Europe must not duplicate the failed US strategies following the 9/11 attacks. Those strategies only created the conditions out of which violent extremism grew stronger. A well thought-out approach is important not only due to Europe’s geographic proximity to some of the world’s most violent conflicts, but also due to its ongoing complicity with the major drivers of the emergence and spread of terrorism.
Friday’s heinous terrorist attack in Paris, a beacon of rationalism, culture, and enlightenment throughout modern history, which led to the death and injury of some 500 people, challenges Paris to maintain its political composure and take precautions against an irrational or frenzied response. It challenges France to reiterate its public rejection of the US response 14 years ago, when it launched a war to quench the desire to avenge the blood of innocents. History has shown that at that time Paris was right and Washington was wrong. In fact, the birth of ISIS itself is one of the most serious consequences of the former US president’s decision to go to war and invade Iraq. The least that can be done to honor the French victims, and the others who have died and are still dying every day elsewhere, is to make greater efforts to devise a strategy that recognizes the cause of the ongoing failures and secures appropriate conditions to end terrorism rather than stoke it and even entrench it in Europe.
In this context, France in particular must review the policies and practices that have increasingly fostered extremism and aided the recruitment of French Muslim citizens to terrorist organizations. Outside the Arab world, France is now this biggest supplier of foreign fighters in Syria. In turn, France must develop policies and practices that help to integrate its Muslim citizens and ameliorate their marginalization, without sacrificing its secular values or its fight against religious extremism. This may help to prevent the emergence of the first ISIS branch in Europe, though it will not be enough to eliminate the main organization.

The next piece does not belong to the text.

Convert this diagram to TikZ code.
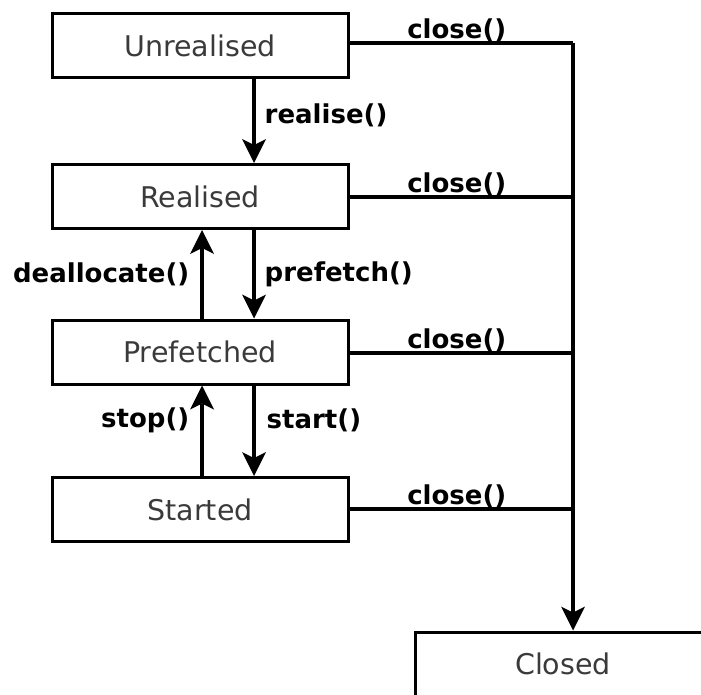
\documentclass[tikz,border=0pt]{standalone}
\usepackage{fontspec}
\setmainfont{DejaVu Sans}
\usetikzlibrary{arrows.meta}
\definecolor{statetext}{RGB}{58,58,58}
\tikzset{
  state/.style={draw=black, line width=3pt, minimum width=296pt, minimum height=64pt,
    inner sep=0pt, text=statetext, font=\fontsize{28.5}{30}\selectfont},
  headtip/.tip={Stealth[length=24pt, width=24pt, inset=6pt, line width=0pt]},
  trans/.style={line width=3.4pt, -headtip},
  wire/.style={line width=3.4pt},
  evt/.style={font=\bfseries\fontsize{26}{28}\selectfont, inner sep=0pt},
}
\begin{document}
\begin{tikzpicture}[x=1pt, y=-1pt]
  \useasboundingbox (0,0) rectangle (701,695);
  \clip (0,0) rectangle (701,695);

  % states
  \node[state] (u) at (200,45.5) {Unrealised};
  \node[state] (r) at (200,196.5) {Realised};
  \node[state] (p) at (200,352) {Prefetched};
  \node[state] (s) at (200,509.5) {Started};
  \node[state] (c) at (563,664) {Closed};

  % junction points on the bus towards Closed
  \coordinate (ju) at (573,43);
  \coordinate (jr) at (573,197);
  \coordinate (jp) at (573,353);
  \coordinate (js) at (573,509);

  % forward transitions
  \draw[trans] ([xshift=54pt]u.south) -- ([xshift=54pt]r.north)
    node[evt, midway, anchor=west, xshift=9pt, yshift=6pt] {realise()};
  \draw[trans] ([xshift=54pt]r.south) -- ([xshift=54pt]p.north)
    node[evt, midway, anchor=west, xshift=9pt, yshift=0pt] {prefetch()};
  \draw[trans] ([xshift=54pt]p.south) -- ([xshift=54pt]s.north)
    node[evt, midway, anchor=west, xshift=11pt, yshift=10pt] {start()};

  % backward transitions
  \draw[trans] ([xshift=2pt]p.north) -- ([xshift=2pt]r.south)
    node[evt, midway, anchor=east, xshift=-11pt, yshift=0pt] {deallocate()};
  \draw[trans] ([xshift=2pt]s.north) -- ([xshift=2pt]p.south)
    node[evt, midway, anchor=east, xshift=-11pt, yshift=10pt] {stop()};

  % close() from every state
  \draw[wire] (u.east |- ju) -- (ju)
    node[evt, pos=0.48, anchor=south, yshift=-1pt] {close()};
  \draw[wire] (r.east |- jr) -- (jr)
    node[evt, pos=0.48, anchor=south, yshift=-1pt] {close()};
  \draw[wire] (p.east |- jp) -- (jp)
    node[evt, pos=0.48, anchor=south, yshift=-1pt] {close()};
  \draw[wire] (s.east |- js) -- (js)
    node[evt, pos=0.48, anchor=south, yshift=-1pt] {close()};
  \draw[trans] (ju) -- (ju |- c.north);
\end{tikzpicture}
\end{document}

The extraordinarily inhuman violence and cruelty of ISIS is the natural consequence of the decades-long interplay between millions of victims belonging to various religious and ethnic majorities and minorities in the Arab region and the inhumane brutality of the regimes of Saddam Hussein the Assads, both father and son, Nuri al-Maliki, and other Arab governments. It is the outcome of the interaction between the eliminationist, fascist, secular discourse adopted by these governments and their parties and Wahhabi, takfiri discourse spread every day by official religious institutions in other Arab states that claim to be fighting terrorism. It is the product of decades of systematic oppression in which numerous Arab states have not hesitated to use any means of individual and collective punishment, from chemical weapons to barrel bombs used against civilians, the rape of women and men, and torturing suspects, sometimes even on behalf of the American government. All of this has taken place with the short-sighted, opportunistic collusion of the international community, in pursuit of short-term gains through their dealings with the regimes of Saddam Hussein, the Assads, Qaddafi, Zein al-Abidine Ben Ali, Mubarak, and others, whether by engaging in proxy wars, or selling costly, unnecessary weapons to authoritarian regimes who use them against their own people. This has come at the expense of a long-term strategy that would help this ill-fated region, adjacent to Europe, become self-sustainable, prosperous, and stable. The millions of refugees knocking on Europe’s doors, the waves of irregular migrants landing on its coasts, and the terrorist attacks in its capitals are also the result of a deplorable, short-sighted European policy.
Most of the nations of Africa, Asia, and South America experienced a European colonialism no less brutal than that experienced in Arab countries. Whilst the colonial era has ended around the world it has not ended in Palestine. International humanitarian law and human rights law were born only to be buried in Palestine and other Arab countries. On the grave of these legal regimes, “inhuman” laws flourished in the Middle East and North Africa, upheld by past and present Arab governments, Israel, al-Qaeda, and now ISIS. Either the world must be capable of applying international law with the same standards on all parties, or the system of draconian laws will continue to reign, no matter how much security precautions and military arsenals are bolstered.
Maintaining the security of individuals, communities, and peoples is of the utmost importance at all times all over the world. But reducing security to police and military approaches will only have the same failed consequences of the post-9/11 strategy: the spread of even more terror and savagery. The betrayal of international humanitarian law and human rights law, the dominance of repressive laws in the Middle East and North Africa, the ongoing political and economic failure in many Middle Eastern states, rampant corruption, ignorance, hatred, and violent, religious extremism—the repercussions of all these ills have not and will not be confined to the region.
German Chancellor Angela Merkel adopted a positive and courageous stance on the Syrian refugee crisis, but it was one, isolated step without a clearly articulated vision. Europe is not required to “host” the peoples of the region. It should instead develop a comprehensive strategy that addresses the common roots of the current refugee crisis, terrorism, and political and economic failure while also preserving European values, to stop the Arab world’s transformation into a region that expels its peoples and a source of political and religious extremism and terrorism.
The UN must fundamentally reassess the way it operates to ensure that its resolutions and those of its human rights bodies are applied to all states without exception and to restore its moral authority in the world. The flourishing of terrorism and repressive laws in the Arab world mirrors the collapse of the UN’s moral status and international law in this region and the world.